Publisher: University Press of Kansas
ISBN: 0700624317
Category : Political Science
Languages : en
Pages : 280
Book Description
The United States’ health care system stands out for its strict division of policies dealing with public health and individual medicine. Seeking to explain how this division came to be, what alternative paths might have been taken, and how this shapes the contemporary landscape, Daniel Sledge offers nothing less than a reinterpretation of the making of modern American health policy in Health Divided. Where previous scholars have focused on failed attempts to adopt national health insurance, Sledge demonstrates that the development of health policy cannot be properly understood without considering the connections between public health policy and policies dealing with individual medicine. His work shows how the distinct politics of the formative years of health policy—and the presence of debilitating diseases in the American South—led to outcomes that have fundamentally shaped modern policies and disputes.
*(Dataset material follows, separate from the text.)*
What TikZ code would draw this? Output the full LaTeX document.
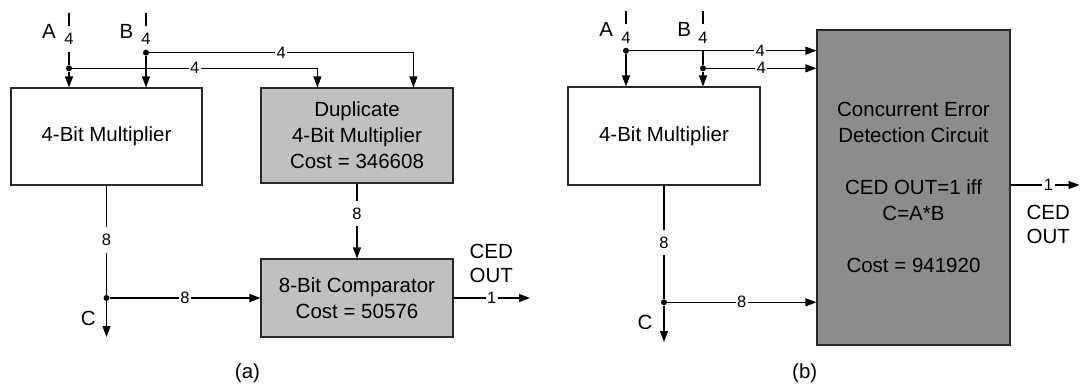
\documentclass[tikz,border=0pt]{standalone}
\usepackage{fontspec}
\setmainfont{Liberation Sans}
\usetikzlibrary{arrows.meta,calc}
\definecolor{lgray}{RGB}{192,192,192}
\definecolor{dgray}{RGB}{140,140,140}
\definecolor{edgec}{RGB}{40,40,40}
\begin{document}
\begin{tikzpicture}[x=1pt,y=-1pt,
  wire/.style={line width=1.15pt, draw=black},
  arr/.style={wire,-{Triangle[length=11pt,width=8pt]}},
  blk/.style={draw=edgec, line width=1.15pt, inner sep=0pt, font=\fontsize{20.5}{26}\selectfont, align=center},
  hlab/.style={fill=white, inner xsep=1.5pt, inner ysep=0pt, font=\fontsize{16.5}{17}\selectfont},
  vlab/.style={fill=white, inner xsep=0pt, inner ysep=7pt, font=\fontsize{16.5}{17}\selectfont},
  tlab/.style={fill=white, inner xsep=0pt, inner ysep=7.5pt, font=\fontsize{16.5}{17}\selectfont},
  big/.style={font=\fontsize{20.5}{24}\selectfont, inner sep=0pt, align=center},
  jdot/.style={circle, fill=black, inner sep=0pt, minimum size=6pt},
]
\useasboundingbox (0,0) rectangle (1080,384);

% ---------------- (a) ----------------
\node[blk, minimum width=191pt, minimum height=97pt] (m1) at (106.5,136.5) {4-Bit Multiplier};
\node[blk, fill=lgray, minimum width=192pt, minimum height=95pt] (dup) at (357,135.5) {Duplicate\\4-Bit Multiplier\\Cost = 346608};
\node[blk, fill=lgray, minimum width=192pt, minimum height=78pt] (cmp) at (357,298) {8-Bit Comparator\\Cost = 50576};

\node[big] (A1) at (49,31.5) {A};
\node[big] (B1) at (126.5,31.5) {B};
\coordinate (A1t) at (69,13);
\coordinate (B1t) at (146,13);
\node[tlab] (A1n) at (69,39) {4};
\node[tlab] (B1n) at (146,39) {4};
\node[jdot] (A1d) at (69,68.3) {};
\node[jdot] (B1d) at (146,52.7) {};
\coordinate (dupA) at ($(dup.north west)+(57,0)$);
\coordinate (dupB) at ($(dup.north west)+(153,0)$);

\draw[wire] (A1t) -- (A1n) -- (A1d);
\draw[arr] (A1d) -- (A1d |- m1.north);
\draw[wire] (B1t) -- (B1n) -- (B1d);
\draw[arr] (B1d) -- (B1d |- m1.north);
\draw[arr] (A1d) -| node[hlab, pos=0.25]{4} (dupA);
\draw[arr] (B1d) -| node[hlab, pos=0.25]{4} (dupB);

\node[jdot] (C1d) at (m1.south |- cmp.west) {};
\coordinate (C1e) at ($(C1d)+(0,39)$);
\draw[wire] (m1.south) -- node[vlab]{8} (C1d);
\draw[arr] (C1d) -- (C1e);
\node[big] (C1) at (88.3,318.3) {C};
\draw[arr] (C1d) -- node[hlab]{8} (cmp.west);
\draw[arr] (dup.south) -- node[vlab, pos=0.4]{8} (cmp.north);
\coordinate (O1) at (530,298);
\draw[arr] (cmp.east) -- node[hlab]{1} (O1);
\node[big] (CO1) at (491.3,263.3) {CED\\OUT};
\node[big] (capa) at (247.5,373) {(a)};

% ---------------- (b) ----------------
\node[blk, minimum width=192pt, minimum height=98pt] (m2) at (664,136) {4-Bit Multiplier};
\node[blk, fill=dgray, minimum width=193pt, minimum height=315pt] (ced) at (913.5,187.5) {Concurrent Error\\Detection Circuit\\\mbox{}\\CED OUT=1 iff\\C=A*B\\\mbox{}\\Cost = 941920};

\node[big] (A2) at (606.3,29.5) {A};
\node[big] (B2) at (684.3,29.5) {B};
\coordinate (A2t) at (626,11);
\coordinate (B2t) at (703,11);
\node[tlab] (A2n) at (626,37.5) {4};
\node[tlab] (B2n) at (703,37.5) {4};
\node[jdot] (A2d) at (626,50.7) {};
\node[jdot] (B2d) at (703,68.3) {};

\draw[wire] (A2t) -- (A2n) -- (A2d);
\draw[arr] (A2d) -- (A2d |- m2.north);
\draw[arr] (A2d) -- node[hlab, pos=0.7]{4} (A2d -| ced.west);
\draw[wire] (B2t) -- (B2n) -- (B2d);
\draw[arr] (B2d) -- (B2d |- m2.north);
\draw[arr] (B2d) -- node[hlab]{4} (B2d -| ced.west);

\node[jdot] (C2d) at (664,302.3) {};
\coordinate (C2e) at (664,342);
\draw[wire] (m2.south) -- node[vlab]{8} (C2d);
\draw[arr] (C2d) -- (C2e);
\node[big] (C2) at (645,322) {C};
\draw[arr] (C2d) -- node[hlab]{8} (C2d -| ced.west);
\coordinate (O2) at (1079.5,185);
\draw[arr] (ced.east |- O2) -- node[hlab, pos=0.55]{1} (O2);
\node[big] (CO2) at (1048.3,224) {CED\\OUT};
\node[big] (capb) at (804.7,373) {(b)};
\end{tikzpicture}
\end{document}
Until the end of the nineteenth century, health care in the United States was seen as a local issue, with the sole exception being the government’s role in providing care to seamen and immigrants. Then, as Health Divided reveals, the health problems that plagued the American South in the early twentieth century, from malaria to hookworm and pellagra, along with the political power of the southern Democrats during the New Deal, fueled the emergence of national intervention in public health work. At the same time, divisions among policymakers, as well as the resistance of the American Medical Association, led to federal inaction in the realm of individual medical services—setting the stage for the growth of employer-sponsored health insurance. The vision of those who built the institutions that became the Centers for Disease Control and Prevention was, we see here, far more expansive and innovative than has previously been realized—and it came surprisingly close to succeeding. Exploring the history behind its failure, and tracing the inextricable links between public health and national health policy, this book provides a valuable new perspective on the origins of America’s disjointed health care system.